DATASET CONTENT:
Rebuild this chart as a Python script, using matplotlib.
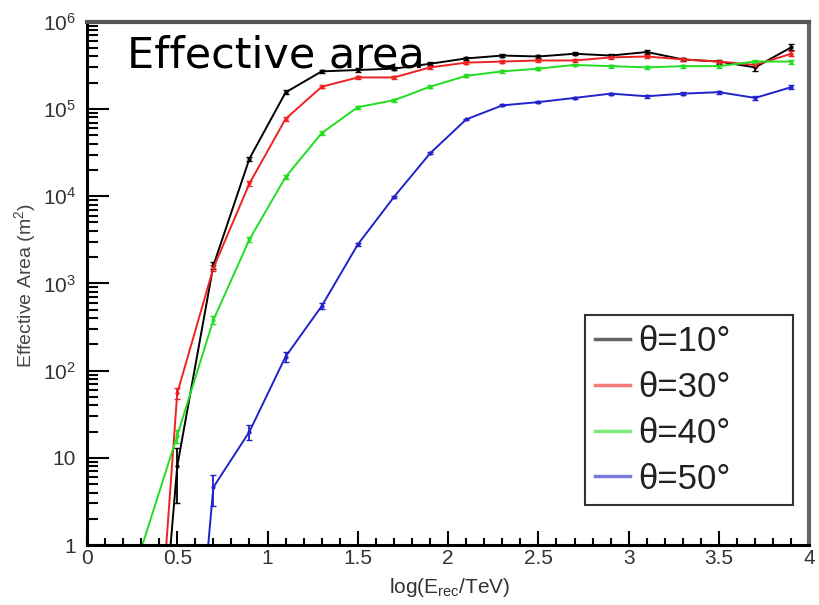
import matplotlib
matplotlib.use('Agg')
import matplotlib.pyplot as plt
import matplotlib.ticker as mticker
import numpy as np

# log10(E_rec / TeV) bin centres
log_e = [0.3, 0.5, 0.7, 0.9, 1.1, 1.3, 1.5, 1.7, 1.9, 2.1, 2.3, 2.5, 2.7, 2.9, 3.1, 3.3, 3.5, 3.7, 3.9]

# effective area (m^2), values below 1 are off the bottom of the plot
area_10 = [1e-4, 8, 1600, 2.7e4, 1.55e5, 2.7e5, 2.8e5, 2.9e5, 3.3e5, 3.8e5, 4.1e5, 4.0e5, 4.3e5, 4.1e5, 4.5e5, 3.7e5, 3.5e5, 3.0e5, 5.1e5]
area_30 = [1e-4, 55, 1500, 1.4e4, 7.7e4, 1.8e5, 2.3e5, 2.3e5, 3.0e5, 3.4e5, 3.5e5, 3.6e5, 3.6e5, 3.9e5, 4.0e5, 3.7e5, 3.5e5, 3.2e5, 4.3e5]
area_40 = [0.9, 18, 380, 3200, 1.66e4, 5.3e4, 1.05e5, 1.26e5, 1.8e5, 2.4e5, 2.7e5, 2.9e5, 3.2e5, 3.1e5, 3.0e5, 3.1e5, 3.1e5, 3.5e5, 3.5e5]
area_50 = [1e-4, 1e-4, 4.6, 20, 145, 550, 2800, 9800, 3.1e4, 7.6e4, 1.1e5, 1.2e5, 1.34e5, 1.5e5, 1.4e5, 1.5e5, 1.56e5, 1.34e5, 1.78e5]

err_10 = [0, 5, 150, 1500, 8000, 1.2e4, 1.2e4, 1.2e4, 1.3e4, 1.4e4, 1.5e4, 1.5e4, 1.7e4, 1.7e4, 2.0e4, 1.8e4, 1.8e4, 2.5e4, 4.0e4]
err_30 = [0, 8, 120, 900, 4000, 8000, 1.0e4, 1.0e4, 1.2e4, 1.3e4, 1.4e4, 1.4e4, 1.5e4, 1.6e4, 1.7e4, 1.6e4, 1.6e4, 2.0e4, 3.0e4]
err_40 = [0, 3, 40, 250, 1000, 2500, 4000, 5000, 7000, 9000, 1.0e4, 1.1e4, 1.2e4, 1.2e4, 1.2e4, 1.3e4, 1.3e4, 1.5e4, 1.8e4]
err_50 = [0, 0, 1.8, 4, 20, 40, 120, 300, 800, 1500, 3000, 3500, 4000, 4500, 5000, 5000, 6000, 8000, 9000]

labels = ['θ=10°', 'θ=30°', 'θ=40°', 'θ=50°']
colors = ['#000000', '#ee2222', '#22dd22', '#2222cc']

x_ticks = [0, 0.5, 1, 1.5, 2, 2.5, 3, 3.5, 4]
x_tick_labels = ['0', '0.5', '1', '1.5', '2', '2.5', '3', '3.5', '4']
y_ticks = [1, 10, 1e2, 1e3, 1e4, 1e5, 1e6]
y_tick_labels = ['1', '10', r'$10^{2}$', r'$10^{3}$', r'$10^{4}$', r'$10^{5}$', r'$10^{6}$']


def make_plot():
    plt.rcParams['font.family'] = ['Liberation Sans', 'DejaVu Sans']
    plt.rcParams['mathtext.fontset'] = 'custom'
    plt.rcParams['mathtext.rm'] = 'Liberation Sans'
    plt.rcParams['mathtext.it'] = 'Liberation Sans'

    fig = plt.figure(figsize=(8.2, 6.05), dpi=100)
    ax = fig.add_axes([0.106, 0.099, 0.881, 0.865])

    series = [area_10, area_30, area_40, area_50]
    errs = [err_10, err_30, err_40, err_50]
    handles = []
    for y, e, c, lab in zip(series, errs, colors, labels):
        ax.errorbar(log_e, y, yerr=e, color=c, lw=1.4, elinewidth=1.3,
                    capsize=2, marker='.', ms=4)
        h, = ax.plot([], [], color=c, lw=2.5, alpha=0.6, label=lab)
        handles.append(h)

    ax.set_yscale('log')
    ax.set_xlim(0, 4)
    ax.set_ylim(1, 1e6)

    ax.set_xticks(x_ticks)
    ax.set_xticklabels(x_tick_labels)
    ax.xaxis.set_minor_locator(mticker.MultipleLocator(0.1))
    ax.set_yticks(y_ticks)
    ax.set_yticklabels(y_tick_labels)
    minors = [m * 10 ** d for d in range(6) for m in range(2, 10)]
    ax.yaxis.set_minor_locator(mticker.FixedLocator(minors))
    ax.yaxis.set_minor_formatter(mticker.NullFormatter())

    ax.tick_params(axis='both', which='both', direction='in', colors='black',
                   labelcolor='#333333', width=1.5)
    ax.tick_params(axis='x', which='major', length=10, labelsize=15, pad=3)
    ax.tick_params(axis='x', which='minor', length=5)
    ax.tick_params(axis='y', which='major', length=16, labelsize=15, pad=8)
    ax.tick_params(axis='y', which='minor', length=8)

    for side in ['left', 'bottom']:
        ax.spines[side].set_linewidth(2.2)
        ax.spines[side].set_color('black')
    ax.spines['top'].set_linewidth(3)
    ax.spines['top'].set_color('#555555')
    ax.spines['right'].set_linewidth(3)
    ax.spines['right'].set_color('#666666')

    # box stretched wider than the text, as in the original
    leg = ax.legend(handles=handles, loc='lower left',
                    bbox_to_anchor=(0.69, 0.076, 0.288, 0.36), mode='expand',
                    fontsize=25, frameon=True, fancybox=False, borderpad=0.28,
                    labelspacing=0.37, handlelength=1.0, handletextpad=0.25,
                    borderaxespad=0)
    leg.get_frame().set_edgecolor('black')
    leg.get_frame().set_linewidth(1.5)
    for t in leg.get_texts():
        t.set_color('#222222')

    fig.text(0.03, 1 - 285 / 605, 'Effective Area (m$^2$)', rotation=90, fontsize=14,
             color='#444444', ha='center', va='center')
    fig.text(450 / 820, 0.02, 'log(E$_{\\rm rec}$/TeV)', fontsize=15, color='#333333',
             ha='center', va='baseline')
    fig.text(127 / 820, 1 - 68 / 605, 'Effective area', fontsize=31,
             family='DejaVu Sans', color='black', ha='left', va='baseline')

    fig.savefig('out.png', dpi=100, facecolor='white')


make_plot()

WHAT TO DO: Begin at the first line of the material and copy each line exactly through the one containing "3.5, 3.7, 3.9]". Omit pictures.

SOLUTION TO THE EXERCISE:
Rebuild this chart as a Python script, using matplotlib.
import matplotlib
matplotlib.use('Agg')
import matplotlib.pyplot as plt
import matplotlib.ticker as mticker
import numpy as np

# log10(E_rec / TeV) bin centres
log_e = [0.3, 0.5, 0.7, 0.9, 1.1, 1.3, 1.5, 1.7, 1.9, 2.1, 2.3, 2.5, 2.7, 2.9, 3.1, 3.3, 3.5, 3.7, 3.9]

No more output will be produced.